Aim: Output nothing but the lines from the one with "Write a web" through the one with "var ticksY = ['0%', '20%', '40%', '60%', '80%', '100%'];", including both. Leave the pictures out of the copy.

Excerpted data:
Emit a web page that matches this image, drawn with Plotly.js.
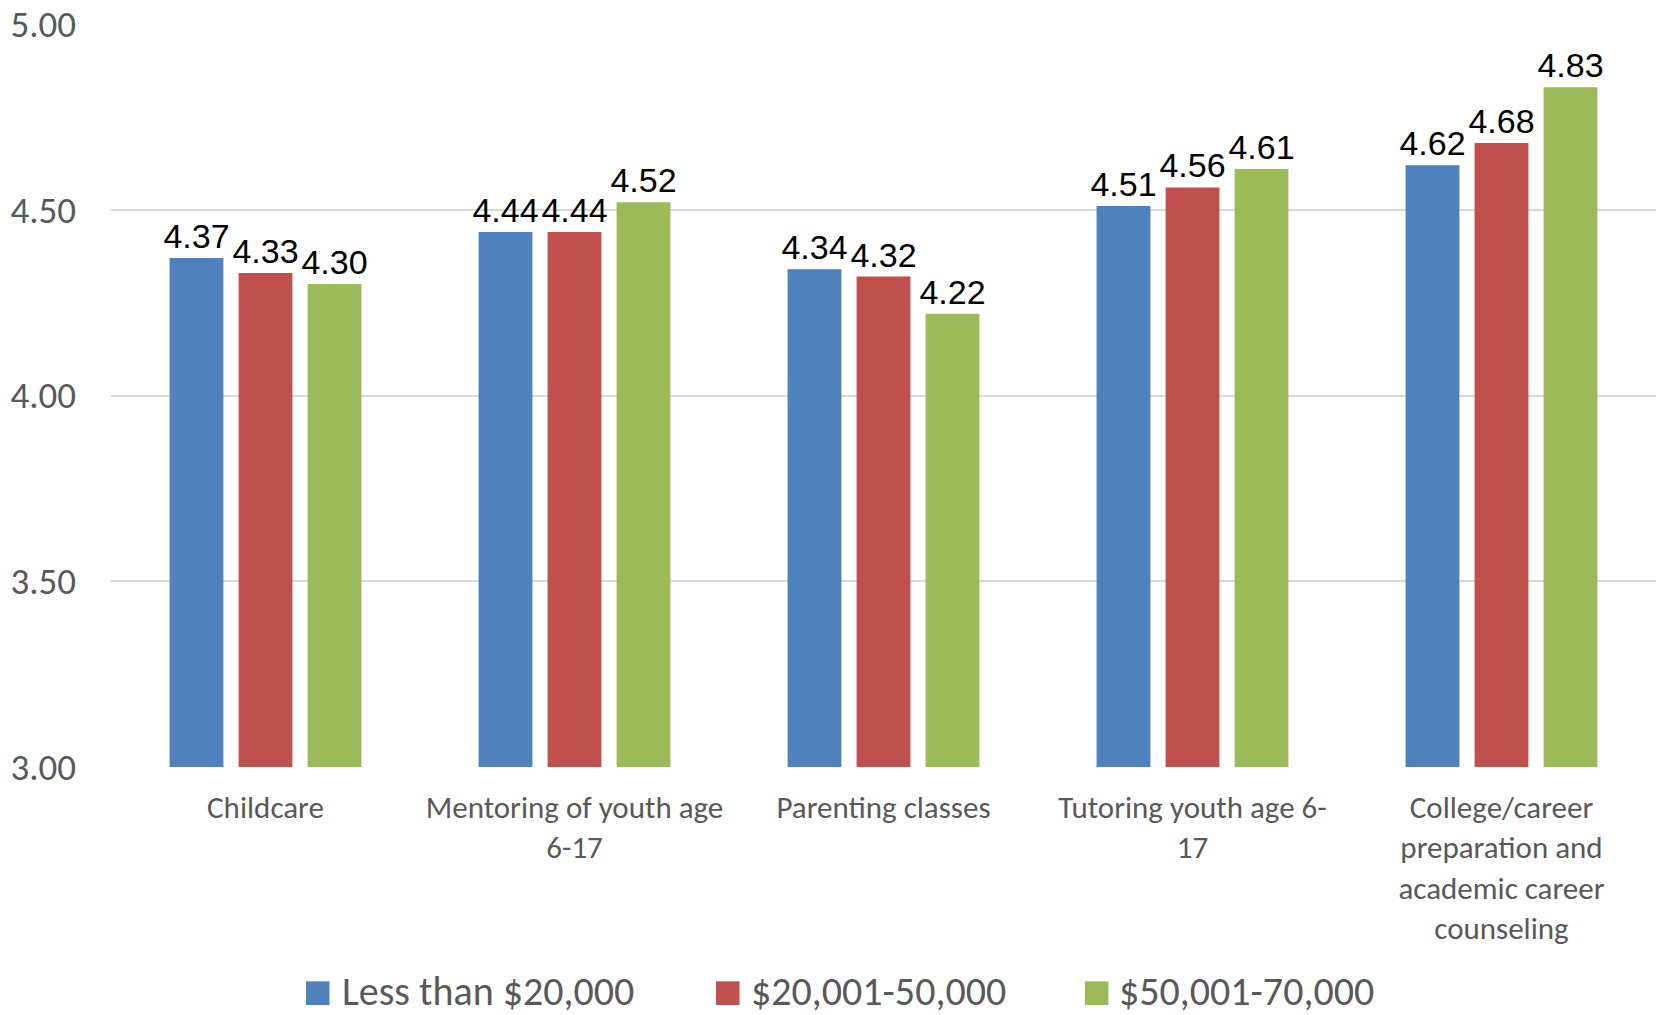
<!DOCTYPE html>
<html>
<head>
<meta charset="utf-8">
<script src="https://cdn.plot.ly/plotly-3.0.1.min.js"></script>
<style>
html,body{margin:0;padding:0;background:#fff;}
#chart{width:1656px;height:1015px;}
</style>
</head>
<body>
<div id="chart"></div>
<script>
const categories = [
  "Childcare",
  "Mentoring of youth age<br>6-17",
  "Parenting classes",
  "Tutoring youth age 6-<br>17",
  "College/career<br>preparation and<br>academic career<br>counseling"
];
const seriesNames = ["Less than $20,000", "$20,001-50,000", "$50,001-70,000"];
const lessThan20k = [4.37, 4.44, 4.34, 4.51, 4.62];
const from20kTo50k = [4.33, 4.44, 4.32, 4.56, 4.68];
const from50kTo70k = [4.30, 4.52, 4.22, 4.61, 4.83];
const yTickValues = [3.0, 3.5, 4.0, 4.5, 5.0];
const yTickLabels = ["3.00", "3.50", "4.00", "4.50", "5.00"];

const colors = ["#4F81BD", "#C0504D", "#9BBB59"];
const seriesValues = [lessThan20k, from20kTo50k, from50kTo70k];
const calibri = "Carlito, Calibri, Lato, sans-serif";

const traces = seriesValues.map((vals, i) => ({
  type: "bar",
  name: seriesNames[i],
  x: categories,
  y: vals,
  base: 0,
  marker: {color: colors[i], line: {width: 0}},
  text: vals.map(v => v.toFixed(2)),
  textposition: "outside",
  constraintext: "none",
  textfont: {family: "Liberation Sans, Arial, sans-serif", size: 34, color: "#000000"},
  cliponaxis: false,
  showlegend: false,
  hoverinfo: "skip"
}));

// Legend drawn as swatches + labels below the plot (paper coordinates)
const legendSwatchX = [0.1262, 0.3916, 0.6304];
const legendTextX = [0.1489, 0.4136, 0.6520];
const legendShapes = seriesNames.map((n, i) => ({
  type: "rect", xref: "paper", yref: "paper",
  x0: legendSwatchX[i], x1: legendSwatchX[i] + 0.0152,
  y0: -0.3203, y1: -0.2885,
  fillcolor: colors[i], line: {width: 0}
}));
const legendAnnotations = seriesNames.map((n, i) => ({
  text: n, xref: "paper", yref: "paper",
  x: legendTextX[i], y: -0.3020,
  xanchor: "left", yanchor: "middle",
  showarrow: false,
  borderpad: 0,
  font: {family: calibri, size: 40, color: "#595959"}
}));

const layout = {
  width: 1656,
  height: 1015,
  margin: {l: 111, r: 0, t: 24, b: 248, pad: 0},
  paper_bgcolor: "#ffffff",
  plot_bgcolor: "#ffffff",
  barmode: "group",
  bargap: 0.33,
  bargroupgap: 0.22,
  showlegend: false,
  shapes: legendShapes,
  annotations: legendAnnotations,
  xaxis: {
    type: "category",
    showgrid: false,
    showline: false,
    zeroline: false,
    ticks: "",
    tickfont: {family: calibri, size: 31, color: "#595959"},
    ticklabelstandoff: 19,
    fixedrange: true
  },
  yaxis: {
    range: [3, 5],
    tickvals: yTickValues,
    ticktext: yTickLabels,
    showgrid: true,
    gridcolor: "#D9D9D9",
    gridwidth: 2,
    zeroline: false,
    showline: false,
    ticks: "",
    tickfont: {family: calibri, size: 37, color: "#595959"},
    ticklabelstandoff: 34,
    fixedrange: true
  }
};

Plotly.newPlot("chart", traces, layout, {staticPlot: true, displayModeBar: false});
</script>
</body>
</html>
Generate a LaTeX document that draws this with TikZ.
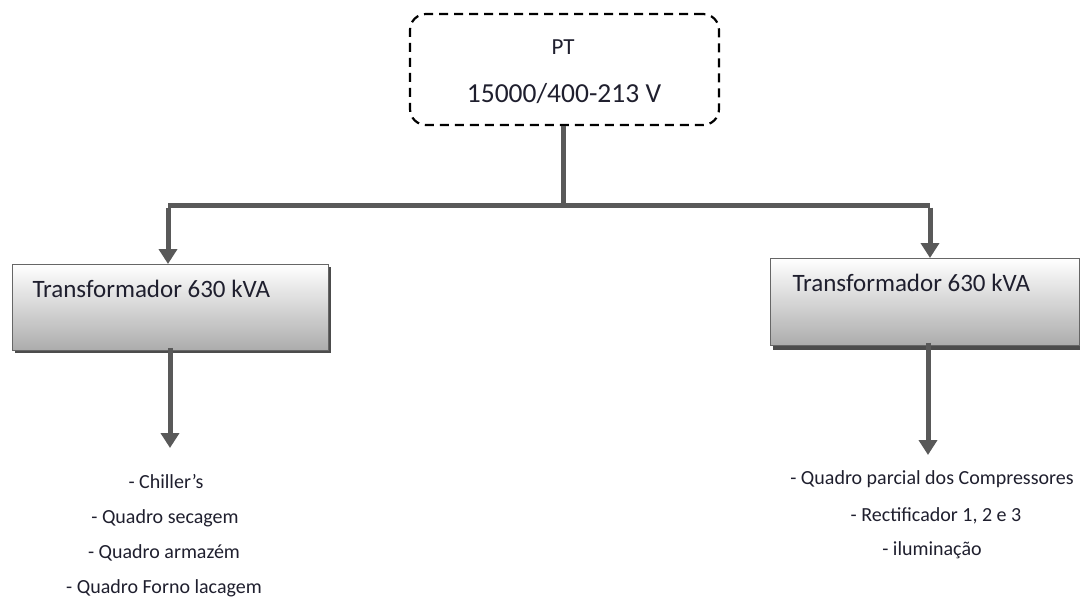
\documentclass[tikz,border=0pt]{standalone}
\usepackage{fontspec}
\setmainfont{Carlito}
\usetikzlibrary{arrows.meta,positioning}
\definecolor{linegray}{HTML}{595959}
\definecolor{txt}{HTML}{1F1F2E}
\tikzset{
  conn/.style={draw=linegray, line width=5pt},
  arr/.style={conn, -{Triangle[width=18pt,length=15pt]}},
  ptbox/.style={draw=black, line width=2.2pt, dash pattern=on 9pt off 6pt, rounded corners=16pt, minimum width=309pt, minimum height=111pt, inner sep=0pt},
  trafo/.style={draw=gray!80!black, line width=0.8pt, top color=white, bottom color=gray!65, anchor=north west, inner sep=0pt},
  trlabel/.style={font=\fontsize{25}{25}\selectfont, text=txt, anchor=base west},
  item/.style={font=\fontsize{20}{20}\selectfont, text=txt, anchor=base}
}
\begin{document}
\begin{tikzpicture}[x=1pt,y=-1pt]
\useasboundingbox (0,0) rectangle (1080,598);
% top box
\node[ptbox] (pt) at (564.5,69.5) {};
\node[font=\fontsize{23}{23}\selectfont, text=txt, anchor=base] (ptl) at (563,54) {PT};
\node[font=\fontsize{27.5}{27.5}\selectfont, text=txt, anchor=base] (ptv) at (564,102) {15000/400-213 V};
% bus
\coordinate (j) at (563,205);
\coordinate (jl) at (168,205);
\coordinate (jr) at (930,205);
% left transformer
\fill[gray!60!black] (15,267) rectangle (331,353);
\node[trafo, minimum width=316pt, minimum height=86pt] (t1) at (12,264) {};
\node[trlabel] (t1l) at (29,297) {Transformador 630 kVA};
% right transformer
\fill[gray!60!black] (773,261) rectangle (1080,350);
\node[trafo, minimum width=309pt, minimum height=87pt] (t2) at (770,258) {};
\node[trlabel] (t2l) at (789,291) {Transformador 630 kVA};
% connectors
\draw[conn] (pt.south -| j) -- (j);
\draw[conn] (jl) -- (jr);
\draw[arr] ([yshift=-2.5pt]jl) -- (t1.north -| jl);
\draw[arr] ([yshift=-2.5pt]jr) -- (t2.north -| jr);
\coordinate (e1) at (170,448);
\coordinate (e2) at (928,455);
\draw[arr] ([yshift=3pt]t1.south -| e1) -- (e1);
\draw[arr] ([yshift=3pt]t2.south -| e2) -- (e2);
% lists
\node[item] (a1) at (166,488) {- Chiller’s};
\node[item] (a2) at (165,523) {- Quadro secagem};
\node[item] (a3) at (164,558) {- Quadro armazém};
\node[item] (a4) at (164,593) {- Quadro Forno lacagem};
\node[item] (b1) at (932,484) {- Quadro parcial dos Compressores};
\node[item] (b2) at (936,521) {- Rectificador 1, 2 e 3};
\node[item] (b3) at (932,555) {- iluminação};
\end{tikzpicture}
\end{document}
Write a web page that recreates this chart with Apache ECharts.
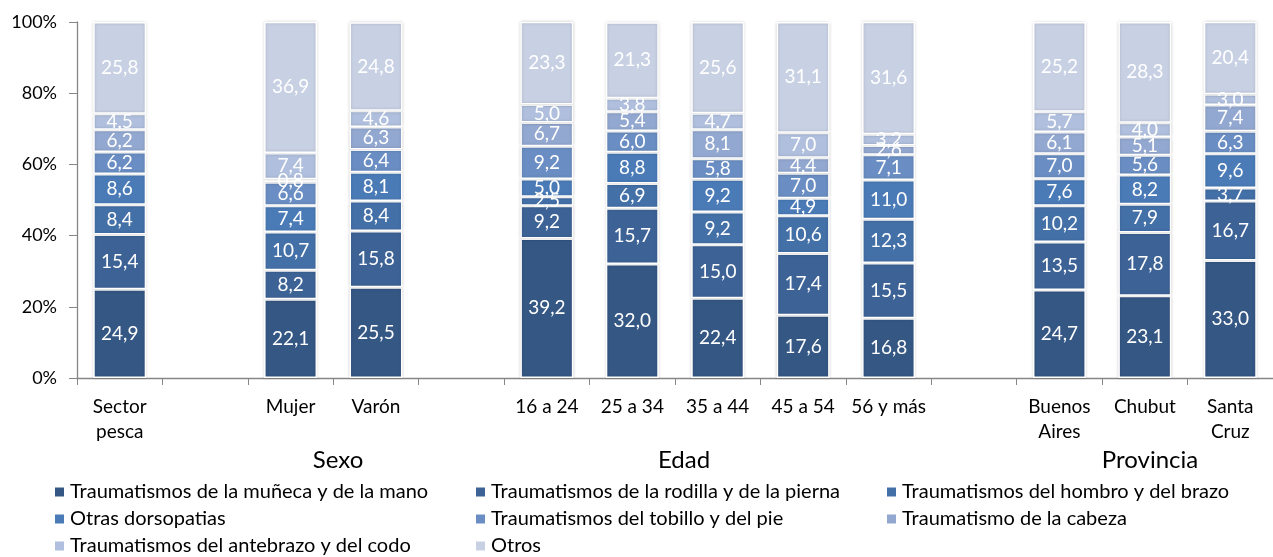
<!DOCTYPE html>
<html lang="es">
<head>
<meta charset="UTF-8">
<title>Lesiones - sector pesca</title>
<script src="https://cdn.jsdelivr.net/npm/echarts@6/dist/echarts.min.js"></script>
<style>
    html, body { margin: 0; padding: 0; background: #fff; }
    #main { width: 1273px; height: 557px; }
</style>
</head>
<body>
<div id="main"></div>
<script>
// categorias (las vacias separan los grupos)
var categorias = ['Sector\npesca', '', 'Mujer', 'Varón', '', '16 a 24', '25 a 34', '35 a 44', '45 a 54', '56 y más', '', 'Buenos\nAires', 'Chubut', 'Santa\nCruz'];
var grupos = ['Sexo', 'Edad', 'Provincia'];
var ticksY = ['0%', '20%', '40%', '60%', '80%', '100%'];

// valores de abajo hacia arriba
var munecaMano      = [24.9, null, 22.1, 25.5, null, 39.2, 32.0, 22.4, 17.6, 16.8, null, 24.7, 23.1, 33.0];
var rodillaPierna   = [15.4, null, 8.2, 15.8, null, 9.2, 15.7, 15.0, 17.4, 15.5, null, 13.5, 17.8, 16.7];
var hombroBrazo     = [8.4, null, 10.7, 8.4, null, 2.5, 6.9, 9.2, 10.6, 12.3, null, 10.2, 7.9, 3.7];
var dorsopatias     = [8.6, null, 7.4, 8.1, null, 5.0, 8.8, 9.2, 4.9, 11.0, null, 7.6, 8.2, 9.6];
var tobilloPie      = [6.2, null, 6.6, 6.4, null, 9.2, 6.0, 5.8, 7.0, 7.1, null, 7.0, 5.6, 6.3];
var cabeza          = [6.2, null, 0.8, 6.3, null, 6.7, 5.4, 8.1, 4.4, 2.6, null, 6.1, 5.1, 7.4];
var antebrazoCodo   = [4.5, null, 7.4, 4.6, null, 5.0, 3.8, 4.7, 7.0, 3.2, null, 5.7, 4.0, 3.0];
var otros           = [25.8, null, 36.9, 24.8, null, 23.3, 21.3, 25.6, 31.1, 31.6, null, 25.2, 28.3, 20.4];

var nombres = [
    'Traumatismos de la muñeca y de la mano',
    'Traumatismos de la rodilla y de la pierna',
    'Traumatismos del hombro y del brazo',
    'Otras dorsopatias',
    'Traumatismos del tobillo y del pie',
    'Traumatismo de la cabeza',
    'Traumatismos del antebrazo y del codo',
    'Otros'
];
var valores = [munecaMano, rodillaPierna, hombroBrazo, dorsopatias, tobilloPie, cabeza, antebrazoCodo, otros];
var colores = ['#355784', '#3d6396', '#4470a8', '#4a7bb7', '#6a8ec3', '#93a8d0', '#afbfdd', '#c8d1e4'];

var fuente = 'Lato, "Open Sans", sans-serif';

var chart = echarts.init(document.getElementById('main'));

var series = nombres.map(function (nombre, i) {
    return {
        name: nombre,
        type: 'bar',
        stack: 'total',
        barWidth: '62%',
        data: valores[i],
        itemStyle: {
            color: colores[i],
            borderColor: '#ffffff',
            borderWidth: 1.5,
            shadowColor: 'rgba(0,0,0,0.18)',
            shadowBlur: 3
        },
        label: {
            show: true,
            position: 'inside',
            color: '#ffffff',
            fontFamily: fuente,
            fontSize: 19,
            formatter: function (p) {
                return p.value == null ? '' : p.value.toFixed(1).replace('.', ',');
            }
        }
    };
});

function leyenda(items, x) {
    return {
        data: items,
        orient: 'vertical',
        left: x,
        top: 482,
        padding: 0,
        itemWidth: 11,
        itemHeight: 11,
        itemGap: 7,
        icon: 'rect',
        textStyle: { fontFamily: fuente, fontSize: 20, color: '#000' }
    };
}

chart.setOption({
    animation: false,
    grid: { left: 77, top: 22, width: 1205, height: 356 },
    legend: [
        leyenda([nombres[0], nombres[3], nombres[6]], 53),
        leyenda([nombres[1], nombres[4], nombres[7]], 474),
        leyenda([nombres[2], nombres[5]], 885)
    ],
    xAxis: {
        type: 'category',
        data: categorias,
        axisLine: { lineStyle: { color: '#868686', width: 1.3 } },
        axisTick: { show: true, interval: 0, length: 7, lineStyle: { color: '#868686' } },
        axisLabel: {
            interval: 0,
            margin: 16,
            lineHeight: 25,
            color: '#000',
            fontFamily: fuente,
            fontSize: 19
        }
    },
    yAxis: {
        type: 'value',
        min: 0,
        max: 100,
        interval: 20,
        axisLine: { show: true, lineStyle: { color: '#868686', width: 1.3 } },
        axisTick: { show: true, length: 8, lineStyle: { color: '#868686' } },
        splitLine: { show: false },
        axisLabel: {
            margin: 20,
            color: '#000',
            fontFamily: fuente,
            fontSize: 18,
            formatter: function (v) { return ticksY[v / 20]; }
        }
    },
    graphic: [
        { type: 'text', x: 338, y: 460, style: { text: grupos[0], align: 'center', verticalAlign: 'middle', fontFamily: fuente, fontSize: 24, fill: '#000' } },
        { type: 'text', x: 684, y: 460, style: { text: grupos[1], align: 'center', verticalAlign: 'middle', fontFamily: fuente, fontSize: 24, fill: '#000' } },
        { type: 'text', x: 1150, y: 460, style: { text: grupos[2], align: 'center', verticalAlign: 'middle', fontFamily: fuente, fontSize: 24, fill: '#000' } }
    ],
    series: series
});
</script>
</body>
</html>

Solution for this exercise:
Write a web page that recreates this chart with Apache ECharts.
<!DOCTYPE html>
<html lang="es">
<head>
<meta charset="UTF-8">
<title>Lesiones - sector pesca</title>
<script src="https://cdn.jsdelivr.net/npm/echarts@6/dist/echarts.min.js"></script>
<style>
    html, body { margin: 0; padding: 0; background: #fff; }
    #main { width: 1273px; height: 557px; }
</style>
</head>
<body>
<div id="main"></div>
<script>
// categorias (las vacias separan los grupos)
var categorias = ['Sector\npesca', '', 'Mujer', 'Varón', '', '16 a 24', '25 a 34', '35 a 44', '45 a 54', '56 y más', '', 'Buenos\nAires', 'Chubut', 'Santa\nCruz'];
var grupos = ['Sexo', 'Edad', 'Provincia'];
var ticksY = ['0%', '20%', '40%', '60%', '80%', '100%'];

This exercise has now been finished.